Last week I penned an article about communication, where I asserted, “When individuals on both sides of an issue realize we are not each other’s enemy, we will come together, and make some real progress.” One area where I continually hear heated arguments revolves around the environment, and how we, as individuals, can reduce our impact on our planet’s resources.
But, when I sat back and thought about how such a reduction might occur, I began to realize, I have witnessed the world on that same path for my entire life.
It is relatively easy to understand why today’s young adults may think conservation is an issue that has long been neglected. Yet at the same time, when a person living life’s fourth quarter reflects on the past, we realize it was common to use greater resources to accomplish our everyday tasks in days gone by.
When my parents moved us to California in 1954, for a year we lived in a duplex on Tujunga Avenue in North Hollywood, before moving to Sunshine Terrace in Studio City. Every home had a back-yard incinerator, and we burned trash every day.
Between burning trash, and the fuel we were using in our vehicles, our blue sky would regularly turn brown from the resulting pollution’s interaction with sunlight. After trash burning was replaced by municipal trash pickup, the implementation of vehicle and fuel improvements was accomplished, and waiting some time for the environment to heal itself, the sky turned blue again. There was an implementation cost, but the benefit was undeniable, and I have never heard anyone say they wanted the return to the days of Smoggy Skies.
Another example involves common items we use every day. Currently those same devices consume far less energy than when I was young and in school. Back then, radio and television accomplished their magic using vacuum tubes. Each individual tube had a heated filament to raise the temperature of the “cathode” and free electrons, to travel to the “plate.” Wasted energy was given off as heat. Today, “LED solid state TVs” and radios no longer use tubes and require less than one-quarter the energy of the old tube-type sets.
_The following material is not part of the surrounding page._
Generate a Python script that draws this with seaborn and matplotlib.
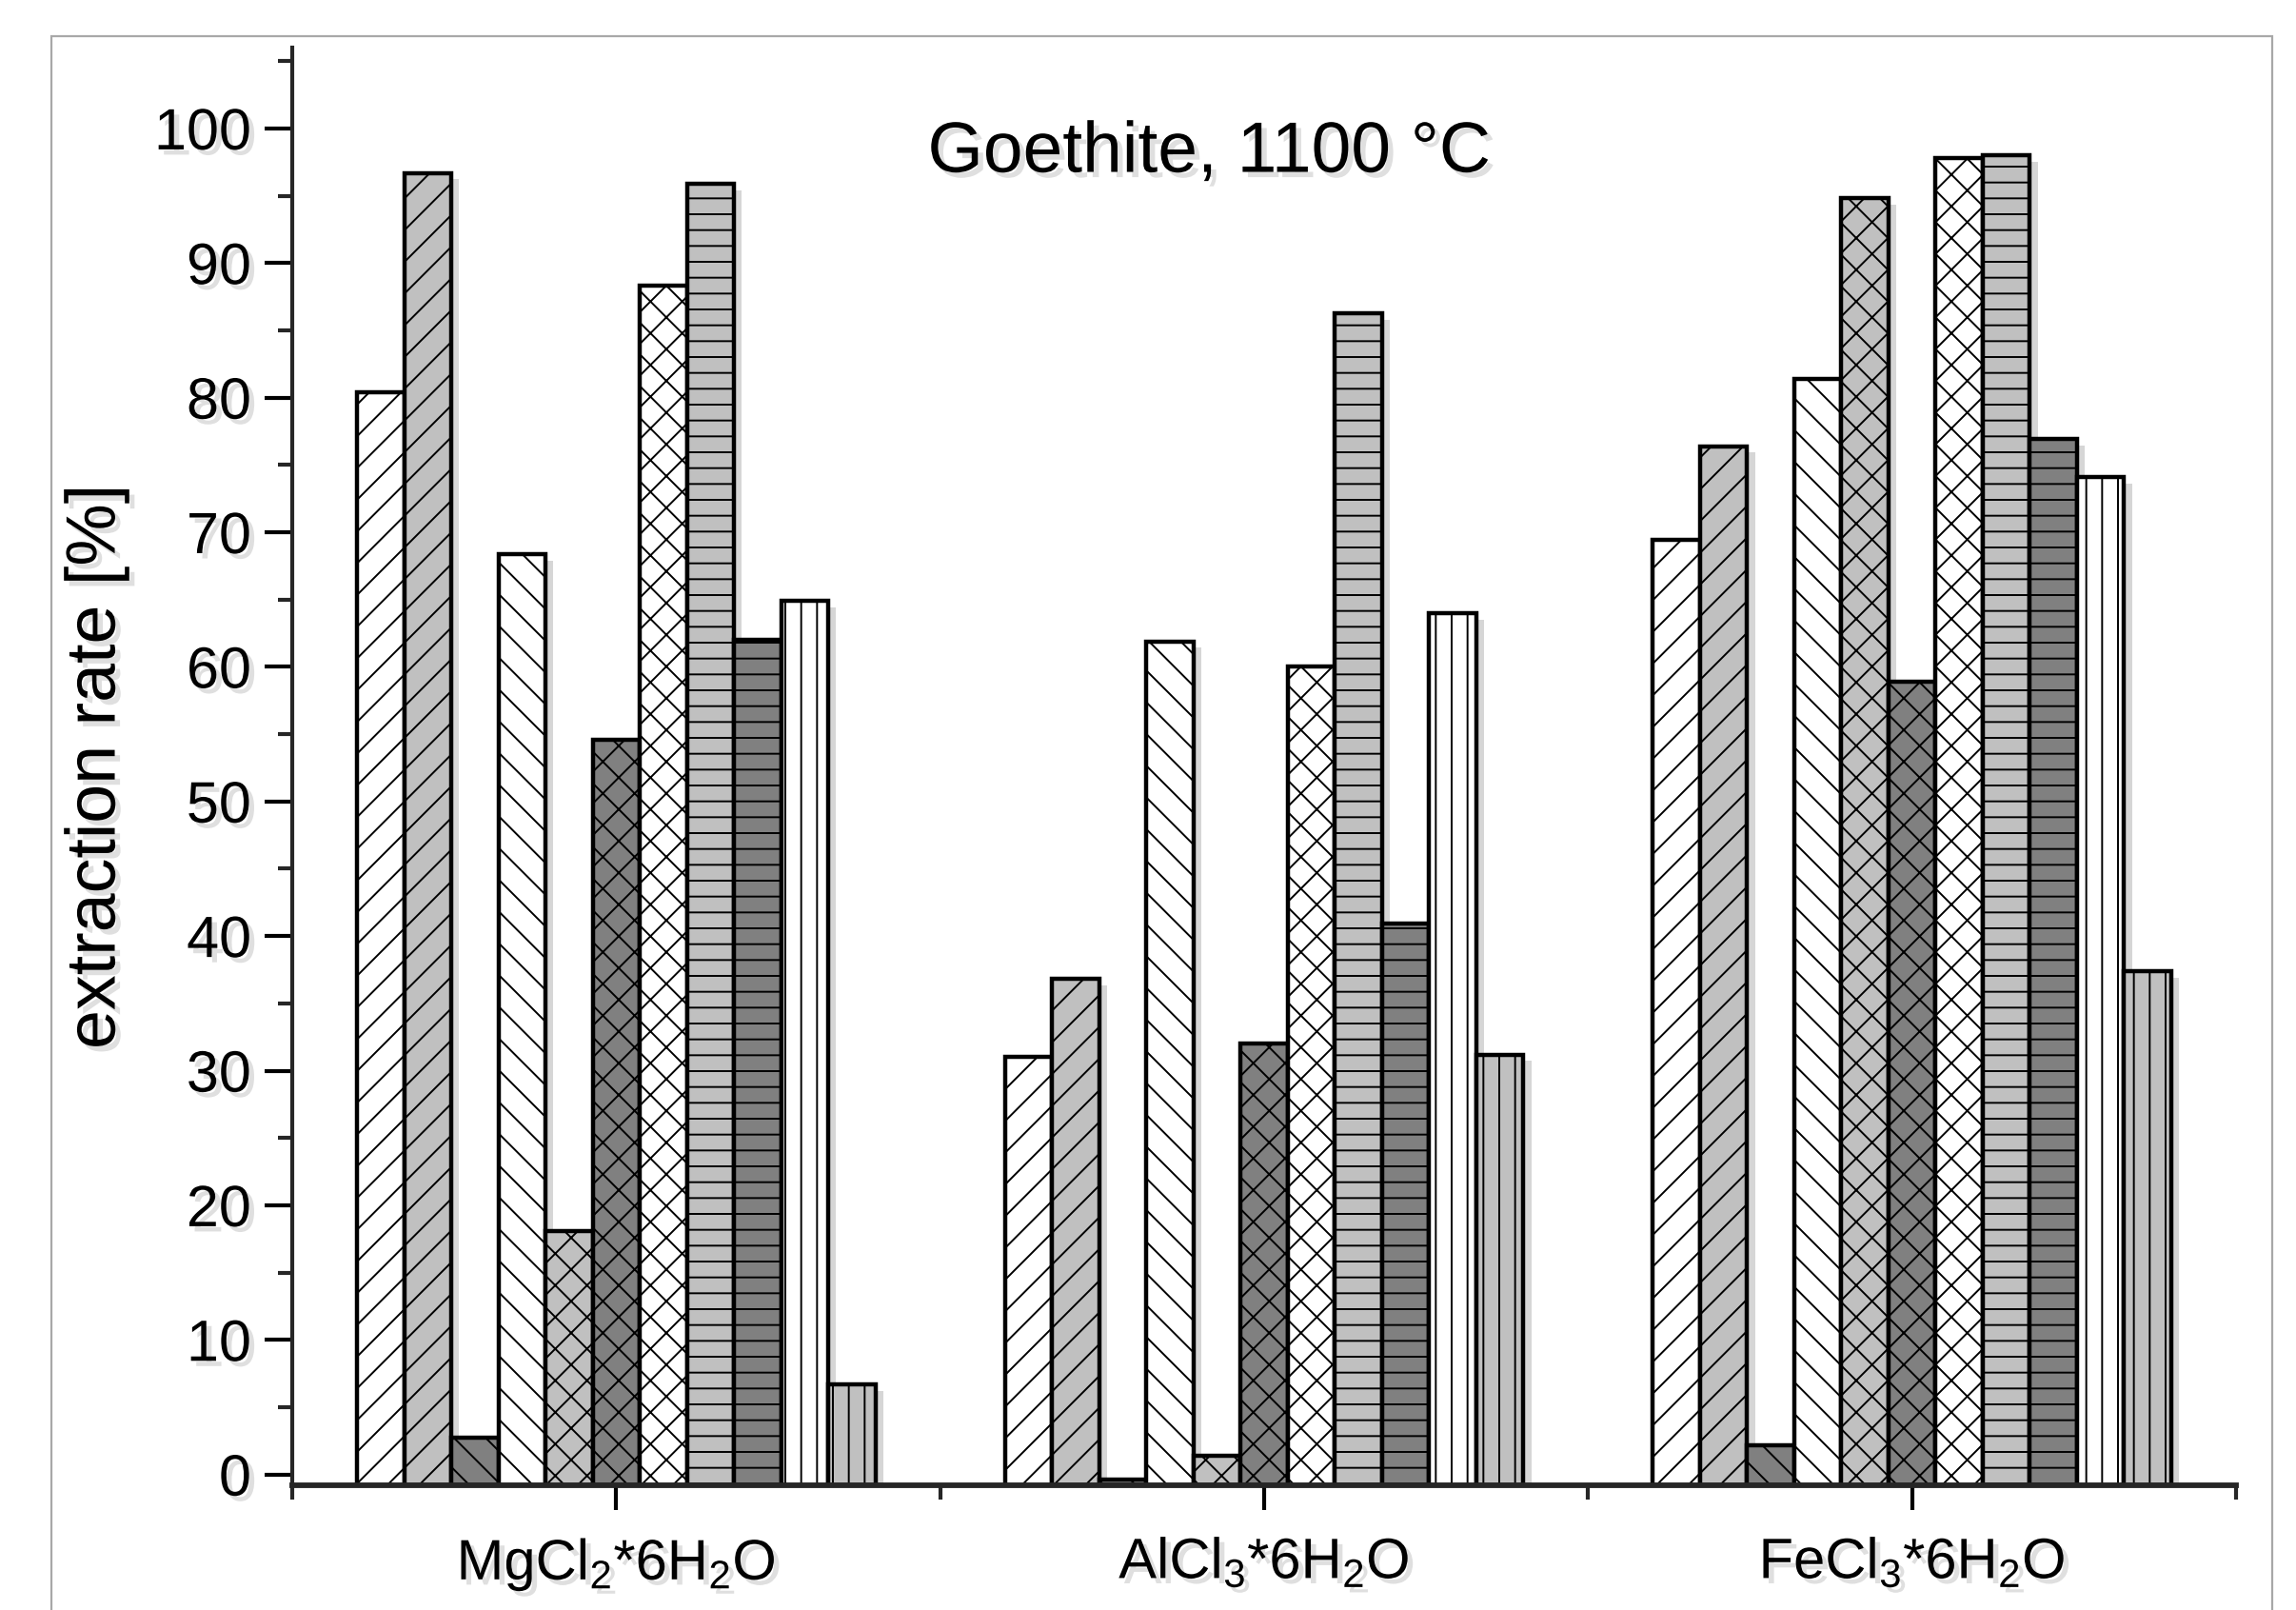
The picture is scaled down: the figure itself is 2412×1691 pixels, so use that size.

Later, when I moved my young family to Santa Clarita, we purchased a house built in 1961. It was only 5 years old and was constructed using all the current codes. Yet, there was no insulation in the walls, roof insulation was a slim sheet of asbestos covered in aluminum foil, and single-panel aluminum-framed windows were used. Over the years and various remodeling projects, R30 insulation has been added to the roof, every outside wall has been insulated and dual-panel windows have been installed. Each upgrade tends to keep our abode warmer in winter and cooler in summer, requiring less energy to maintain a comfortable home environment.
More recently, when my wife found she needed a knee replacement, she asked me to upgrade the bathroom toilets to “ADA compliant right height” models. In doing so, I ordered two from American Standard, and they arrived as new low-flow models. They use less than one-half the water per flush than our existing models did, and guess what, they even work better than the old ones.
Also, when saving water, a person may do it for convenience. How often do some residents turn on the hot water, and then let it run, waiting for it to get hot? There is a lot of water to be saved by installing a recirculating pump to maintain instant hot water, at times of the day when it is most needed. It is another double win, making it more convenient, while saving water, all at the same time.
Those are just a few examples, and I could have outlined many more, related to new home appliances, air conditioning and motor vehicles. I hope by now you can envision saving resources, by consuming less, does not always translate to losing our way of life, or even stagnating progress. What it does show is, while some segments of our population may see conservation as saving the planet, others see conservation as providing cost savings and convenience. The reality is, it serves both purposes. No matter which way you view the progress being made, the advances are driven by innovation and technological improvements.
Unfortunately, technology does not always advance, without having to take a step backward, from time to time. Remember Compact Fluorescent “curly” bulbs? The first time I saw them I said, they are dangerous because, “they contain mercury.” Still, they were sold as a great energy-saving device. Currently, they have fallen out of favor, and been eliminated from the stores, while LEDs, which last longer and produce much better lighting, are on the shelves. Sometimes the first solution does not always successfully fulfill the test of time.
As lights end their useful life, I have been replacing them with LEDs. They not only use less power, but also I no longer must put up with the low-level hum from fluorescent fixtures.
Therefore, the next time you discuss conservation and the environment, remember the other person is not your enemy. No matter if you are trying to save the planet, or save a few Benjamins, or even just trying to make yourself more comfortable, all of those goals are leading us in the same direction of making better use of our available resources.
Alan Ferdman is a Santa Clarita resident and a member of the Canyon Country Advisory Committee board.